(Work required)
Starting with the first line of the data below, copy each line up to and including the one containing "(ttl2) at (1072.5,85)". Pictures stay out.

(Source material)
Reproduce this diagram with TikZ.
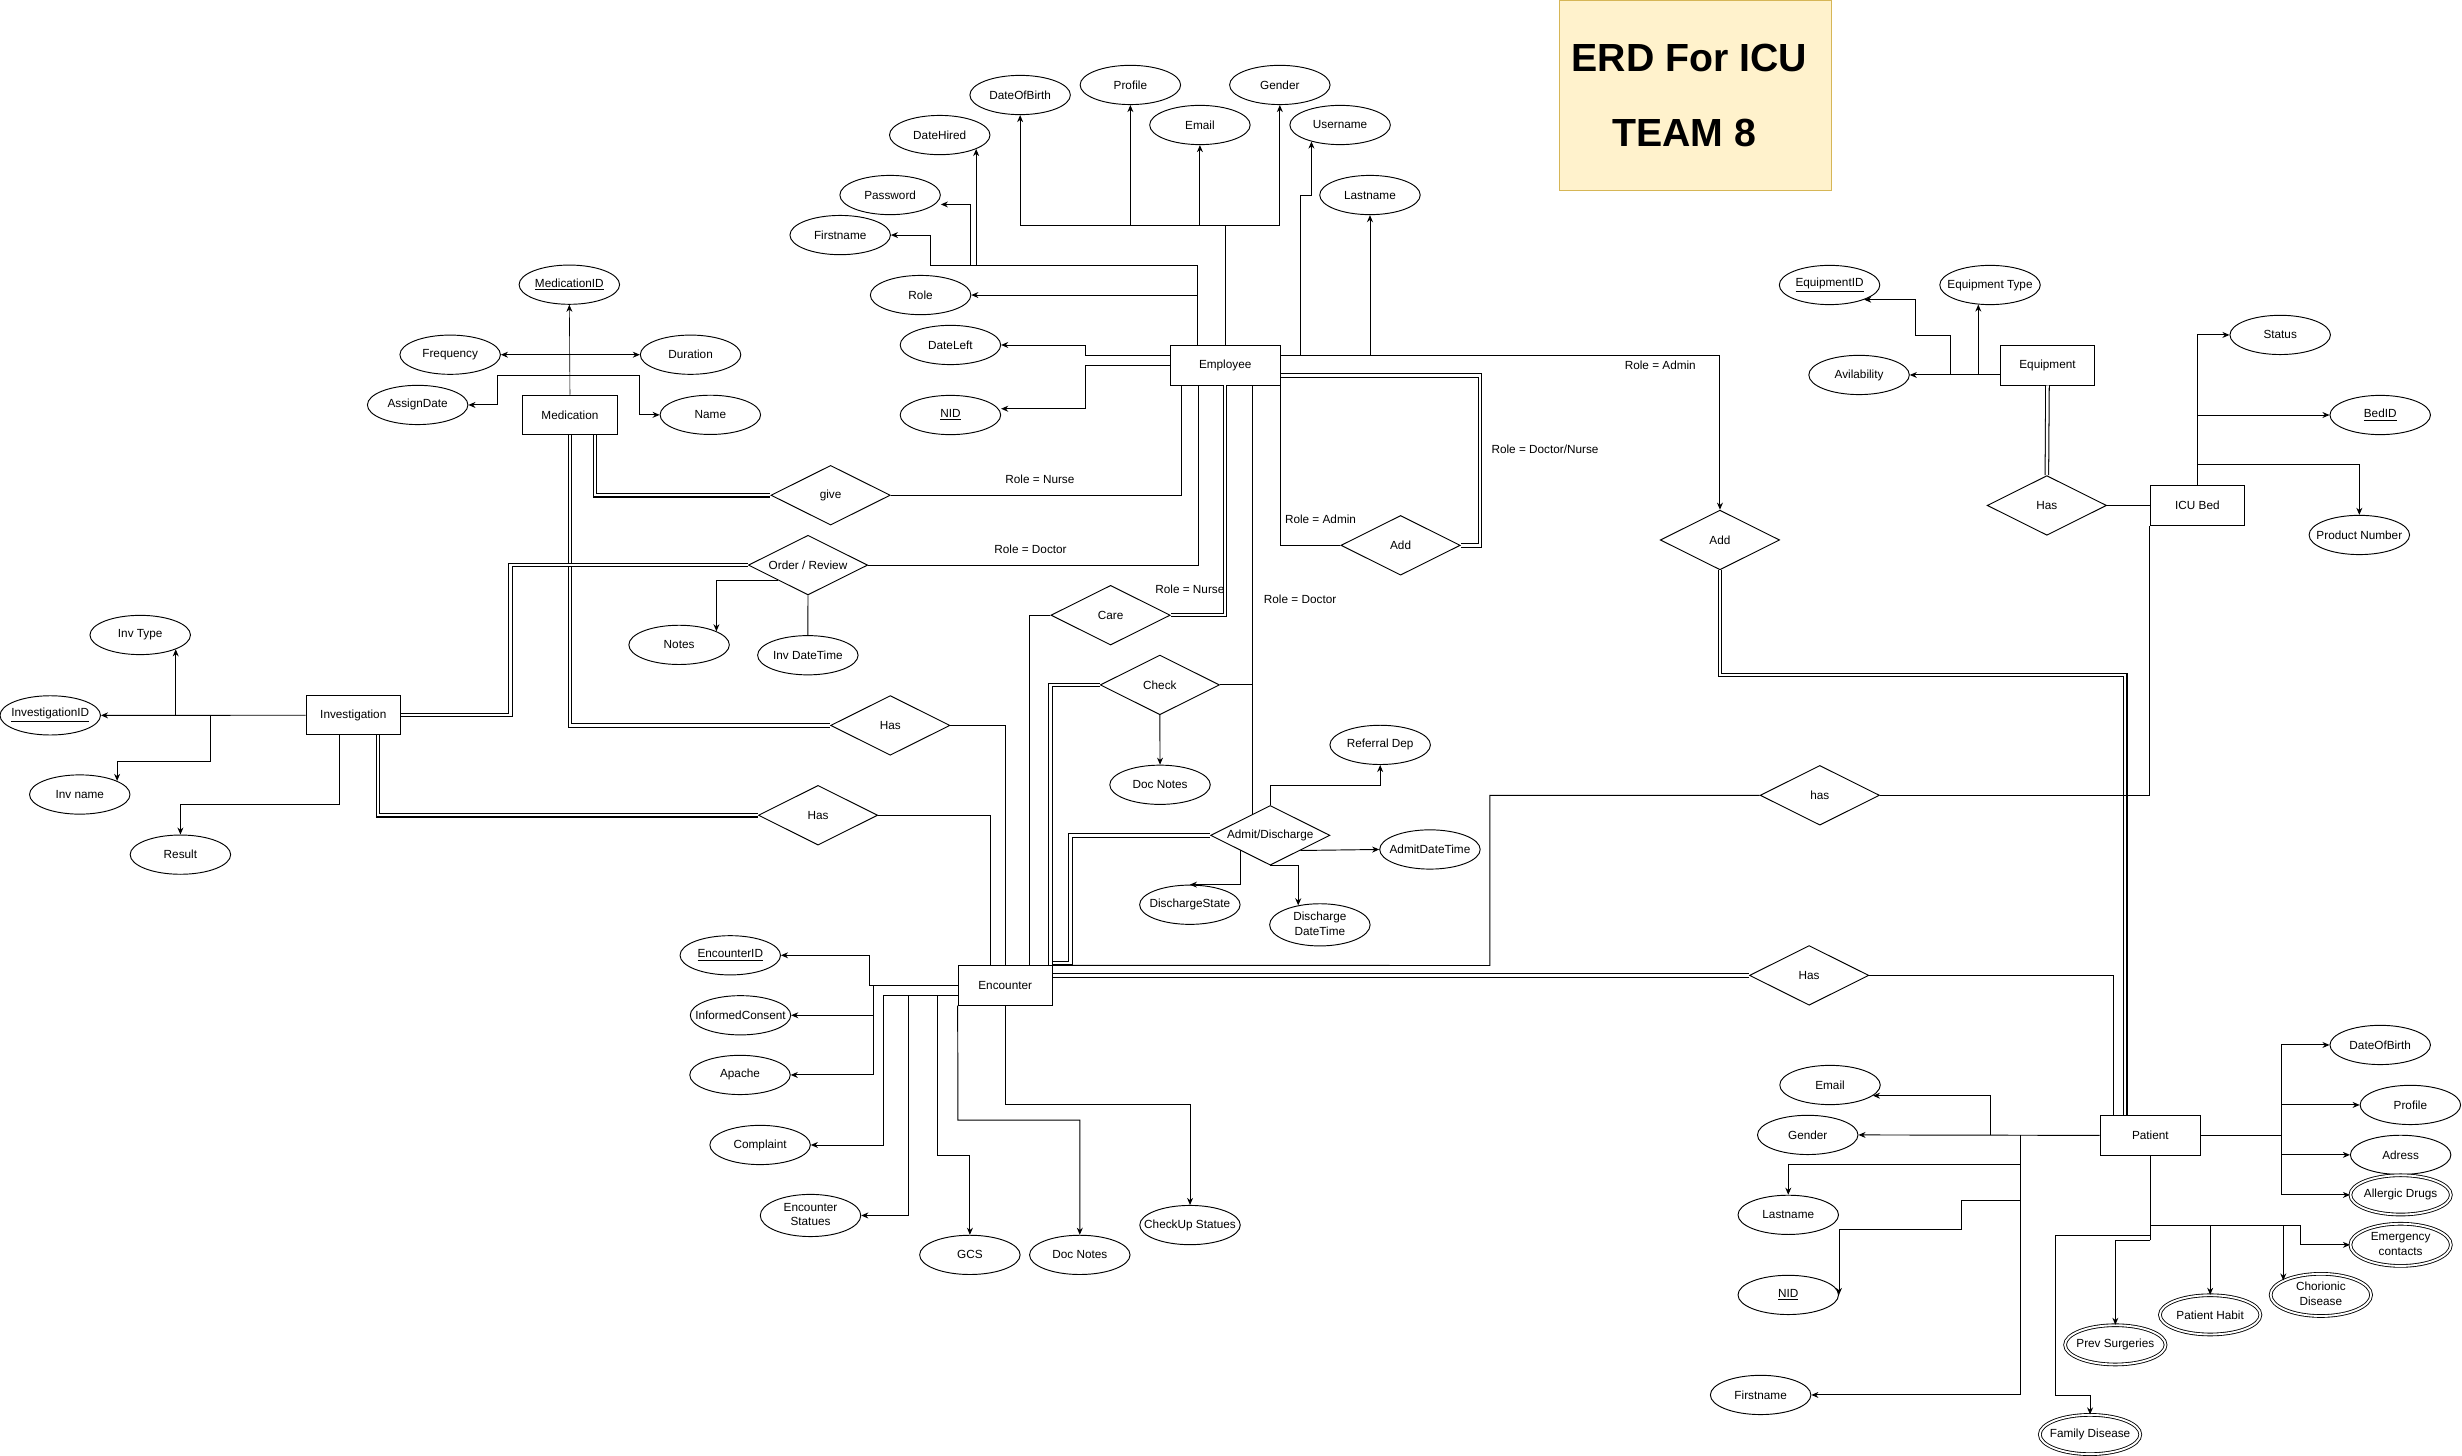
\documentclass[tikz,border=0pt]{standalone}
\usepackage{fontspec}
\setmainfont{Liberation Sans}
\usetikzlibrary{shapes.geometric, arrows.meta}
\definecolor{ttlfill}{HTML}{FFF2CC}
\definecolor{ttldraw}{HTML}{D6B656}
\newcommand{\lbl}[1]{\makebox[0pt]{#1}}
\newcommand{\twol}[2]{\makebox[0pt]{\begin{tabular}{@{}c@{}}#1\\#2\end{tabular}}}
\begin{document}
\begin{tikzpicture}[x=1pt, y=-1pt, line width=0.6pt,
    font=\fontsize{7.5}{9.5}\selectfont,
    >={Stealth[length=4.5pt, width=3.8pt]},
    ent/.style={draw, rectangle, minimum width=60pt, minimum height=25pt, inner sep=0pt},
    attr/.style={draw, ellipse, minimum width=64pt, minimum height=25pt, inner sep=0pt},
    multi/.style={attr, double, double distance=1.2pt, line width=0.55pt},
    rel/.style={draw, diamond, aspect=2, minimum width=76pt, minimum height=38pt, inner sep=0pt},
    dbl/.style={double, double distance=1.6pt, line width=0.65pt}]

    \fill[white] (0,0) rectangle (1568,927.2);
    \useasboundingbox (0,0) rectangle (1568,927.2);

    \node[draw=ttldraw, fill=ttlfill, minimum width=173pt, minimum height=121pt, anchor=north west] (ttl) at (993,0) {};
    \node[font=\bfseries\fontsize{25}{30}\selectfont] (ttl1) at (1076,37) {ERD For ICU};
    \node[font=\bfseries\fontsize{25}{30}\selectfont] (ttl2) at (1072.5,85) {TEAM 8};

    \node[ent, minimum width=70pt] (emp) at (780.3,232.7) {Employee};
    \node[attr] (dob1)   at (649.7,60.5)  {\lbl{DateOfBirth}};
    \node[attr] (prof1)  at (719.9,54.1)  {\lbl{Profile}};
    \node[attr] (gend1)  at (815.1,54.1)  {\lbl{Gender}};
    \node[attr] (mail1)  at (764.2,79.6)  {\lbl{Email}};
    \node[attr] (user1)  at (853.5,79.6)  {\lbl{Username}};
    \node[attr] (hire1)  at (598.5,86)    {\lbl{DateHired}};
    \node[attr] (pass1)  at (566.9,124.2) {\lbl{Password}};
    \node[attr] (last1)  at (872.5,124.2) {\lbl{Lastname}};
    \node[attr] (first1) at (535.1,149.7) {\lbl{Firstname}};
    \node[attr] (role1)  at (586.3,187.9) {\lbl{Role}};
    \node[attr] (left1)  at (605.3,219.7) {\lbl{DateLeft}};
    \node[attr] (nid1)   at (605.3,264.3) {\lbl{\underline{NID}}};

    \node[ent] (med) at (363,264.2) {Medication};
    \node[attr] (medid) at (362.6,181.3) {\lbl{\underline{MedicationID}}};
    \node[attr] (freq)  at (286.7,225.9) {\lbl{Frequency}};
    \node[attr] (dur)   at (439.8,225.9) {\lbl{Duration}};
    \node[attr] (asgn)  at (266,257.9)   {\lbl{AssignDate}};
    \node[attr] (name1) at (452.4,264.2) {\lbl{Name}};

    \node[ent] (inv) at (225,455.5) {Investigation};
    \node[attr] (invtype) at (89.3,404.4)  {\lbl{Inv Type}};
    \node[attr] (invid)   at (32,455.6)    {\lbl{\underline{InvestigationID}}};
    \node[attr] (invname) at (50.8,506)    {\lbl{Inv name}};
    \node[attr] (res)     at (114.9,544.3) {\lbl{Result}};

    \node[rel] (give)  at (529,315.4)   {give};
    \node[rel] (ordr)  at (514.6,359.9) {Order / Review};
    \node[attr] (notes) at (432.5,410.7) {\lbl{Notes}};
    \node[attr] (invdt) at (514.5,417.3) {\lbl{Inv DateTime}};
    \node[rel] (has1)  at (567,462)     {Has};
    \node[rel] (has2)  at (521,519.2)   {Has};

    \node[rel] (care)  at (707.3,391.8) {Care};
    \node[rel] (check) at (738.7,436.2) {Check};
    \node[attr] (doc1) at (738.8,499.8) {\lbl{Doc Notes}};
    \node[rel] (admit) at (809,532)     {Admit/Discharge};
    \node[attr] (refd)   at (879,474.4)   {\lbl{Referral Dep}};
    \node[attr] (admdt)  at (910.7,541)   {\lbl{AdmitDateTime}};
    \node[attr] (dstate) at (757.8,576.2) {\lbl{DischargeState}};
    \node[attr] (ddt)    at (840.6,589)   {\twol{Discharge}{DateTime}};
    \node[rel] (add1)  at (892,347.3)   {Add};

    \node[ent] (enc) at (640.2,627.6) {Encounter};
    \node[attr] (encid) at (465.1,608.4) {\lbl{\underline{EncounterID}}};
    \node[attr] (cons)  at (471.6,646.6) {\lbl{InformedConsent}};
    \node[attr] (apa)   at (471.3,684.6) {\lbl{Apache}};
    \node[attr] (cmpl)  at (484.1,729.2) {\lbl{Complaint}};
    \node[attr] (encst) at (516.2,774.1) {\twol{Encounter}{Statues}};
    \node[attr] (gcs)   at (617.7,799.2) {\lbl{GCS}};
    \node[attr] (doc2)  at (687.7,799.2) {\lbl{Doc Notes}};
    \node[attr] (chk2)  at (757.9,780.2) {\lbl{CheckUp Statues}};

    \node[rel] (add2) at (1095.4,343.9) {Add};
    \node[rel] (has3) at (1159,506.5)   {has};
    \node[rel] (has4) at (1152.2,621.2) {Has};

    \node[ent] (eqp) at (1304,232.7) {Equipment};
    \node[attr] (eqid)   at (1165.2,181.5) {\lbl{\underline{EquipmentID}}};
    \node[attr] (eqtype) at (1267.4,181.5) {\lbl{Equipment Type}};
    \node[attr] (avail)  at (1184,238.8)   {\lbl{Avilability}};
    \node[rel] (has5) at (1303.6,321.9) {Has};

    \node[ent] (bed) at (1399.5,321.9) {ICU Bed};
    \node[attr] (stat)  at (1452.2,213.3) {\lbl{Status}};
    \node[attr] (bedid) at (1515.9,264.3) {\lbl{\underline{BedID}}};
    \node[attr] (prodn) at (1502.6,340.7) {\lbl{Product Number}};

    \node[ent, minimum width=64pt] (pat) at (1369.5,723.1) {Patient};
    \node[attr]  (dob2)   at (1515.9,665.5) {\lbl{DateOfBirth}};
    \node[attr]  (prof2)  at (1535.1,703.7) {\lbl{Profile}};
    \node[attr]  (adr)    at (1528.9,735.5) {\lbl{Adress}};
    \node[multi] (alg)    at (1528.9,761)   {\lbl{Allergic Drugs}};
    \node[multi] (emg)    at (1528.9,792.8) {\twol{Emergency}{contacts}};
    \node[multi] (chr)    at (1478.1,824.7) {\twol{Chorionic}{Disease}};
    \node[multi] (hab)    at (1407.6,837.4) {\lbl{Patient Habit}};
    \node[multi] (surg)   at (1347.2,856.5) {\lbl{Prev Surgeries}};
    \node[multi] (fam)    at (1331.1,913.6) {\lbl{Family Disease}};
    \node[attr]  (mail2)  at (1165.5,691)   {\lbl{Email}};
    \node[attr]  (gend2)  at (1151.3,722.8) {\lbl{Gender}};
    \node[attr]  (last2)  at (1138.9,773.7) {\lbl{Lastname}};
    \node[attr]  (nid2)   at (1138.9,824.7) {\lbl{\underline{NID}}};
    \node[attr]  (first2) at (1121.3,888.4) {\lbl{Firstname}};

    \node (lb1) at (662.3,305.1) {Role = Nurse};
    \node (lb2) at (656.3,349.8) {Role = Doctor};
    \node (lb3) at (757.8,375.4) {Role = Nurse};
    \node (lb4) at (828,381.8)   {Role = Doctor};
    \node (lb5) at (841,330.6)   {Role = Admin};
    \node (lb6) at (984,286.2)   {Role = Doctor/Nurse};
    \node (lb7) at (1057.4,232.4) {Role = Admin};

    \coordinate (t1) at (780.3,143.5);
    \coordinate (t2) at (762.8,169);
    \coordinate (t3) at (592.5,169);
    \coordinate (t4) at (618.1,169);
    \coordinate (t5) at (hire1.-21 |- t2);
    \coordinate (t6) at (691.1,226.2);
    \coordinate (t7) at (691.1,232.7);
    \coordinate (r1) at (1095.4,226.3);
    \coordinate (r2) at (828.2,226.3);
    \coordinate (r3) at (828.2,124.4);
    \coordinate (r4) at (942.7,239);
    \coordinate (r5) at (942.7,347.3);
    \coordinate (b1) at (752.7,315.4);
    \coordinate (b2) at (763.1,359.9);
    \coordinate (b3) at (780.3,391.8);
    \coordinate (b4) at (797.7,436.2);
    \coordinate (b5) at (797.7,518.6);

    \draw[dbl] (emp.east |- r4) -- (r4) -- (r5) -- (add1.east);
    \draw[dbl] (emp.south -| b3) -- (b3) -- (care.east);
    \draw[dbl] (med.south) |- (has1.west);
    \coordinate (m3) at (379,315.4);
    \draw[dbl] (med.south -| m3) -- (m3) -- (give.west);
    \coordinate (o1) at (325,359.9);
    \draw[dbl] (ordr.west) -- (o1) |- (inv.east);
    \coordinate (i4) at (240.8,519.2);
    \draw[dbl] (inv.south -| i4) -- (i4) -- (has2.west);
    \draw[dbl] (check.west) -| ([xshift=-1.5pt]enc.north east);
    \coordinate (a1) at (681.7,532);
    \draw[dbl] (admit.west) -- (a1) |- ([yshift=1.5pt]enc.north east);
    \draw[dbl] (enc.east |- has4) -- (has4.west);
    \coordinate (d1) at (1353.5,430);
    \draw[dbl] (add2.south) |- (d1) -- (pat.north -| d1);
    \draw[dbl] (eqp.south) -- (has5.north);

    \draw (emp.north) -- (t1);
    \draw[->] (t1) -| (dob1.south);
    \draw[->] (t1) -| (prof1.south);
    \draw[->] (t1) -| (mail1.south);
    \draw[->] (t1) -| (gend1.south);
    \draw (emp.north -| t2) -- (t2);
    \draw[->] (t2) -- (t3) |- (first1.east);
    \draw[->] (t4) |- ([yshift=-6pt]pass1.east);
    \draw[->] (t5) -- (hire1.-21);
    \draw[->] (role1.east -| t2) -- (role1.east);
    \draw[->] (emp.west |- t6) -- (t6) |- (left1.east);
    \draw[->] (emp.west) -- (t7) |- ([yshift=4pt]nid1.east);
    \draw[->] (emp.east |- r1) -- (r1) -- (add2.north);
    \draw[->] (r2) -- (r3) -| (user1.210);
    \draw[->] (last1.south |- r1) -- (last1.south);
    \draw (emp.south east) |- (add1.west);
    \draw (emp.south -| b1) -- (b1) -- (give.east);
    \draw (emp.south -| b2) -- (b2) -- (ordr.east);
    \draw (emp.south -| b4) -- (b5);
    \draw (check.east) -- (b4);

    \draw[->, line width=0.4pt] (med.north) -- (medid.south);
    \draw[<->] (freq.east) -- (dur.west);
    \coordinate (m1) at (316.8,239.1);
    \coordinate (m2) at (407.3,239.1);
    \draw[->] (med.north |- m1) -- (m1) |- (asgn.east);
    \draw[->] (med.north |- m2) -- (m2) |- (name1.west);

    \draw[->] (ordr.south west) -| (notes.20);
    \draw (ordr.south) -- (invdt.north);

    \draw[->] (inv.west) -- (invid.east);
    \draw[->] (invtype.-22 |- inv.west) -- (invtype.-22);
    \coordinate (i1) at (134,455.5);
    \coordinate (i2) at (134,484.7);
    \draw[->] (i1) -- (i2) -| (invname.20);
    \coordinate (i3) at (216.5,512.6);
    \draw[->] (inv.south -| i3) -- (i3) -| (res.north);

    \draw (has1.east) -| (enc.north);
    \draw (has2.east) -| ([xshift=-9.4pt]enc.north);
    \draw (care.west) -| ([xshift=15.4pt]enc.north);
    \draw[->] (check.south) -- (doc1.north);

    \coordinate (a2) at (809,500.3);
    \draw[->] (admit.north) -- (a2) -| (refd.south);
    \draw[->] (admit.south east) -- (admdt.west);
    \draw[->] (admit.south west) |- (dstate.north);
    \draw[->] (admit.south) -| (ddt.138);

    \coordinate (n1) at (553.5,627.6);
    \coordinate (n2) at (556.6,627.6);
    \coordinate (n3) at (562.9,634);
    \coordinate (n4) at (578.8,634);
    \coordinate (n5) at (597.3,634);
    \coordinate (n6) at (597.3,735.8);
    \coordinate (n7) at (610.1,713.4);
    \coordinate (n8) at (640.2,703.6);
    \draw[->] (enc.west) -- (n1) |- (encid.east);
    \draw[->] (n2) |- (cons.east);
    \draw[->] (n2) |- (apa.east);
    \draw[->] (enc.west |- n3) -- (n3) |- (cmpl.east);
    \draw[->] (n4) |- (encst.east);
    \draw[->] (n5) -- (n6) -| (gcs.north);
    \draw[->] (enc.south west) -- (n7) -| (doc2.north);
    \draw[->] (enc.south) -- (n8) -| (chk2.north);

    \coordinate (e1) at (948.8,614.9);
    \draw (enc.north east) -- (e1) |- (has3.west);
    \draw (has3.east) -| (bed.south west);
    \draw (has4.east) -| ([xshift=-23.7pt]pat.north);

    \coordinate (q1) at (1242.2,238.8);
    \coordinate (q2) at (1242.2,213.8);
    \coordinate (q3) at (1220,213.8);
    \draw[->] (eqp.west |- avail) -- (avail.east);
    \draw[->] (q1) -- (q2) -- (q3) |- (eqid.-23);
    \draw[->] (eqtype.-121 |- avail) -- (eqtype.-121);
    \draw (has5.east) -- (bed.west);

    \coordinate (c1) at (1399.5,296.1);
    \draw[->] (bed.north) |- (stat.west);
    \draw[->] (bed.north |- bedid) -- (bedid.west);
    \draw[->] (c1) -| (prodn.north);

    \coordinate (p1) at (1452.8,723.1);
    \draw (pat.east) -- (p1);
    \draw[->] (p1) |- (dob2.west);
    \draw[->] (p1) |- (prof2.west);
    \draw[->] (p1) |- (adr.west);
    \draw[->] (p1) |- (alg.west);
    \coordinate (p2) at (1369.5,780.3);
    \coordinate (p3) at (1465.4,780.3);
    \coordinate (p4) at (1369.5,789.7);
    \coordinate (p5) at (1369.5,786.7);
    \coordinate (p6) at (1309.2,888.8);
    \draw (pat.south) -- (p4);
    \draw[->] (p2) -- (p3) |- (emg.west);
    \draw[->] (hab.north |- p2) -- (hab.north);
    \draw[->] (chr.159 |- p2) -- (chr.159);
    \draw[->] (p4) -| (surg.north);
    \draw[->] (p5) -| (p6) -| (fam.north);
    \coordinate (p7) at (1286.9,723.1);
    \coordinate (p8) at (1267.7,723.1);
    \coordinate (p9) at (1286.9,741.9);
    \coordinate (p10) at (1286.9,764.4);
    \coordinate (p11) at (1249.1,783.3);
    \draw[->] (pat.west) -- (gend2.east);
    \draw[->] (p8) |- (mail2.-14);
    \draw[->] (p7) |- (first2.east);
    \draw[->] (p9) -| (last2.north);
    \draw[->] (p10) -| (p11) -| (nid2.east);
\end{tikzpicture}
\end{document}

(The reply)
Reproduce this diagram with TikZ.
\documentclass[tikz,border=0pt]{standalone}
\usepackage{fontspec}
\setmainfont{Liberation Sans}
\usetikzlibrary{shapes.geometric, arrows.meta}
\definecolor{ttlfill}{HTML}{FFF2CC}
\definecolor{ttldraw}{HTML}{D6B656}
\newcommand{\lbl}[1]{\makebox[0pt]{#1}}
\newcommand{\twol}[2]{\makebox[0pt]{\begin{tabular}{@{}c@{}}#1\\#2\end{tabular}}}
\begin{document}
\begin{tikzpicture}[x=1pt, y=-1pt, line width=0.6pt,
    font=\fontsize{7.5}{9.5}\selectfont,
    >={Stealth[length=4.5pt, width=3.8pt]},
    ent/.style={draw, rectangle, minimum width=60pt, minimum height=25pt, inner sep=0pt},
    attr/.style={draw, ellipse, minimum width=64pt, minimum height=25pt, inner sep=0pt},
    multi/.style={attr, double, double distance=1.2pt, line width=0.55pt},
    rel/.style={draw, diamond, aspect=2, minimum width=76pt, minimum height=38pt, inner sep=0pt},
    dbl/.style={double, double distance=1.6pt, line width=0.65pt}]

    \fill[white] (0,0) rectangle (1568,927.2);
    \useasboundingbox (0,0) rectangle (1568,927.2);

    \node[draw=ttldraw, fill=ttlfill, minimum width=173pt, minimum height=121pt, anchor=north west] (ttl) at (993,0) {};
    \node[font=\bfseries\fontsize{25}{30}\selectfont] (ttl1) at (1076,37) {ERD For ICU};
    \node[font=\bfseries\fontsize{25}{30}\selectfont] (ttl2) at (1072.5,85) {TEAM 8};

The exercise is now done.